Example Application Script
Your app runner can stay simple:
#!/bin/sh
set -eu
exec docker compose up
Then:
make run
or directly:
sops exec-env secrets/app.env 'docker compose up'
That is a much nicer workflow than “decrypt this manually, hope you remember to delete it later.”
CI/CD Identities
One of the cleanest parts of this model is that CI does not need a shared developer key.
CI should get its own age identity or another decryption backend appropriate for the environment. If you are using age directly, the runner receives its private identity securely through the CI secret store and SOPS uses it at runtime.
That means:
- developers have their own identities
- CI has its own identity
- you do not need one magical all-powerful key on every machine
That separation becomes important the moment you need to revoke access.
Offboarding a Team Member
This is where many teams get sloppy.
If someone leaves, it is not enough to say:
We removed them from the repository.
That does not revoke their ability to decrypt a file that was already encrypted to their age recipient.
You need to do at least two separate things.
1. Remove their recipient and re-encrypt the file
Update .sops.yaml and remove their age recipient:
creation_rules:
- path_regex: secrets/.*\.env$
age: >-
age1aliceexampleexampleexampleexampleexampleexamplex,
age1ciexampleexampleexampleexampleexampleexamplexxxx
Then re-encrypt the file so the departed user is no longer a recipient:
sops updatekeys -y secrets/app.env
That changes who can decrypt the repository version from now on.
2. Rotate the actual secret values
This is the part people love to skip.
If that person ever had legitimate access, they may already know:
- database passwords
- JWT signing secrets
- API tokens
- SMTP credentials
- anything else that was inside the file
So just removing their age recipient is not enough.
You must rotate the secrets themselves:
- issue new database credentials
- replace API tokens
- rotate signing keys where necessary
- update CI and deployment targets
- commit the re-encrypted file with the new values
If you do not rotate the underlying values, you are only preventing future decryption of the file artifact. You are not undoing knowledge that already left with the person.

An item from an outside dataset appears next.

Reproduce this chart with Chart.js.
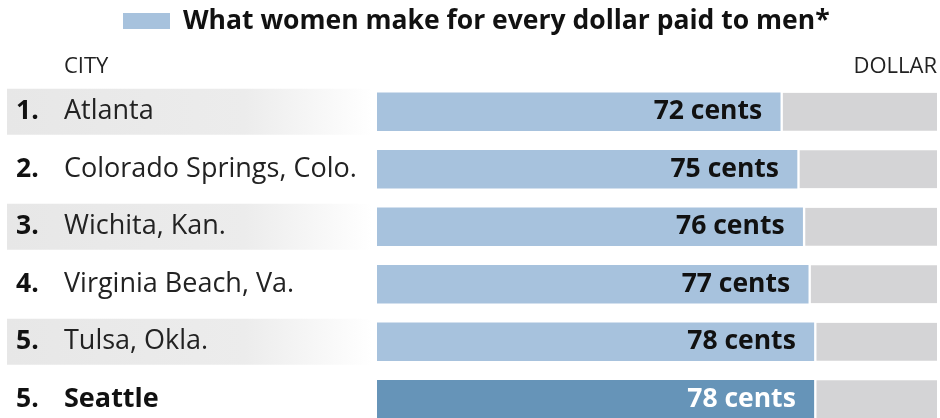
<!DOCTYPE html>
<html lang="en">
<head>
    <meta charset="UTF-8">
    <title>What women make for every dollar paid to men</title>
    <script src="https://cdn.jsdelivr.net/npm/chart.js"></script>
    <style>
        html, body { margin: 0; padding: 0; background: #fff; overflow: hidden; }
        #wrap { width: 940px; height: 430px; }
    </style>
</head>
<body>
    <div id="wrap"><canvas id="gapChart" width="940" height="430"></canvas></div>

    <script>
        // data
        const ranks = ['1.', '2.', '3.', '4.', '5.', '5.'];
        const cities = ['Atlanta', 'Colorado Springs, Colo.', 'Wichita, Kan.', 'Virginia Beach, Va.', 'Tulsa, Okla.', 'Seattle'];
        const cents = [72, 75, 76, 77, 78, 78];
        const dollar = 100;
        const highlight = 'Seattle';

        const FONT = '"Open Sans", sans-serif';
        const lightBlue = '#a7c2dd';
        const darkBlue = '#6694b8';
        const grey = '#d4d4d6';

        const rest = cents.map(c => dollar - c);

        // row shading, rank + city labels, header text, value labels
        const tablePlugin = {
            id: 'tablePlugin',
            beforeDatasetsDraw(chart) {
                const ctx = chart.ctx;
                const y = chart.scales.y;
                ctx.save();
                cities.forEach((c, i) => {
                    if (i % 2 !== 0) return;
                    const cy = y.getPixelForValue(i);
                    const g = ctx.createLinearGradient(7, 0, 372, 0);
                    g.addColorStop(0, '#e7e7e7');
                    g.addColorStop(0.65, '#ececec');
                    g.addColorStop(1, '#ffffff');
                    ctx.fillStyle = g;
                    ctx.fillRect(7, cy - 23, 365, 46);
                });
                ctx.restore();
            },
            afterDatasetsDraw(chart) {
                const ctx = chart.ctx;
                const y = chart.scales.y;
                const meta = chart.getDatasetMeta(0);
                ctx.save();
                ctx.textBaseline = 'middle';

                // header
                ctx.fillStyle = lightBlue;
                ctx.fillRect(123, 13, 47, 16);
                ctx.fillStyle = '#111';
                ctx.font = 'bold 26.5px ' + FONT;
                ctx.textAlign = 'left';
                ctx.fillText('What women make for every dollar paid to men*', 183, 21);
                ctx.font = '22px ' + FONT;
                ctx.fillStyle = '#222';
                ctx.fillText('CITY', 64, 67);
                ctx.textAlign = 'right';
                ctx.fillText('DOLLAR', 937, 67);

                cities.forEach((c, i) => {
                    const cy = y.getPixelForValue(i);
                    const hl = c === highlight;
                    ctx.textAlign = 'left';
                    ctx.fillStyle = '#111';
                    ctx.font = 'bold 26.5px ' + FONT;
                    ctx.fillText(ranks[i], 16, cy);
                    ctx.font = (hl ? 'bold ' : '') + '27px ' + FONT;
                    ctx.fillStyle = hl ? '#111' : '#222';
                    ctx.fillText(c, 64, cy);

                    const bar = meta.data[i];
                    ctx.textAlign = 'right';
                    ctx.font = 'bold 26.5px ' + FONT;
                    ctx.fillStyle = hl ? '#ffffff' : '#111';
                    ctx.fillText(cents[i] + ' cents', bar.x - 18, cy);
                });
                ctx.restore();
            }
        };

        new Chart(document.getElementById('gapChart'), {
            type: 'bar',
            data: {
                labels: cities,
                datasets: [
                    {
                        label: 'What women make for every dollar paid to men*',
                        data: cents,
                        backgroundColor: cities.map(c => c === highlight ? darkBlue : lightBlue),
                        borderWidth: 0
                    },
                    {
                        label: 'Dollar',
                        data: rest,
                        backgroundColor: grey,
                        borderColor: '#ffffff',
                        borderWidth: { left: 3, right: 0, top: 0, bottom: 0 },
                        borderSkipped: false
                    }
                ]
            },
            options: {
                indexAxis: 'y',
                responsive: false,
                animation: false,
                layout: { padding: { left: 377, right: 3, top: 83, bottom: 2 } },
                datasets: { bar: { barThickness: 38 } },
                scales: {
                    x: { stacked: true, min: 0, max: dollar, display: false },
                    y: { stacked: true, display: false }
                },
                plugins: {
                    legend: { display: false },
                    tooltip: { enabled: false }
                }
            },
            plugins: [tablePlugin]
        });
    </script>
</body>
</html>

That distinction matters a lot.
A Useful Offboarding Sequence
In practice, I would handle it in this order:
- Remove the person’s recipient from
.sops.yaml. - Generate replacement credentials for everything in the
.env. - Edit the secret file via
sops. - Run
sops updatekeys -y secrets/app.env. - Deploy the new values everywhere they are used.
- Invalidate the old credentials.
That is the actual offboarding workflow.
Anything less is mostly theatre.
Common Mistakes
The usual failure modes are boring:
- committing the decrypted
.envby mistake - sharing one age private key across the whole team
- leaving a plaintext
.envon CI runners - forgetting to rotate real secrets after offboarding
- encrypting secrets properly but then printing them in logs
- storing the only age private key in one developer home directory
Again, this is the same basic lesson as in the AES article:
The crypto is usually not the embarrassing part. The surrounding habits are.
Closing Thoughts
SOPS and age give you a very practical middle ground.
You do not need to keep secrets completely outside Git.
You do not need to pretend private repositories are secret stores.
And you do not need to pass .env files around like contraband.
Keep the encrypted file in the repository.
Use explicit recipients.
Prefer sops exec-env over writing plaintext files when possible.
And when someone leaves the team, remove their recipient and rotate the actual secret values.
That is what a sane .env workflow looks like.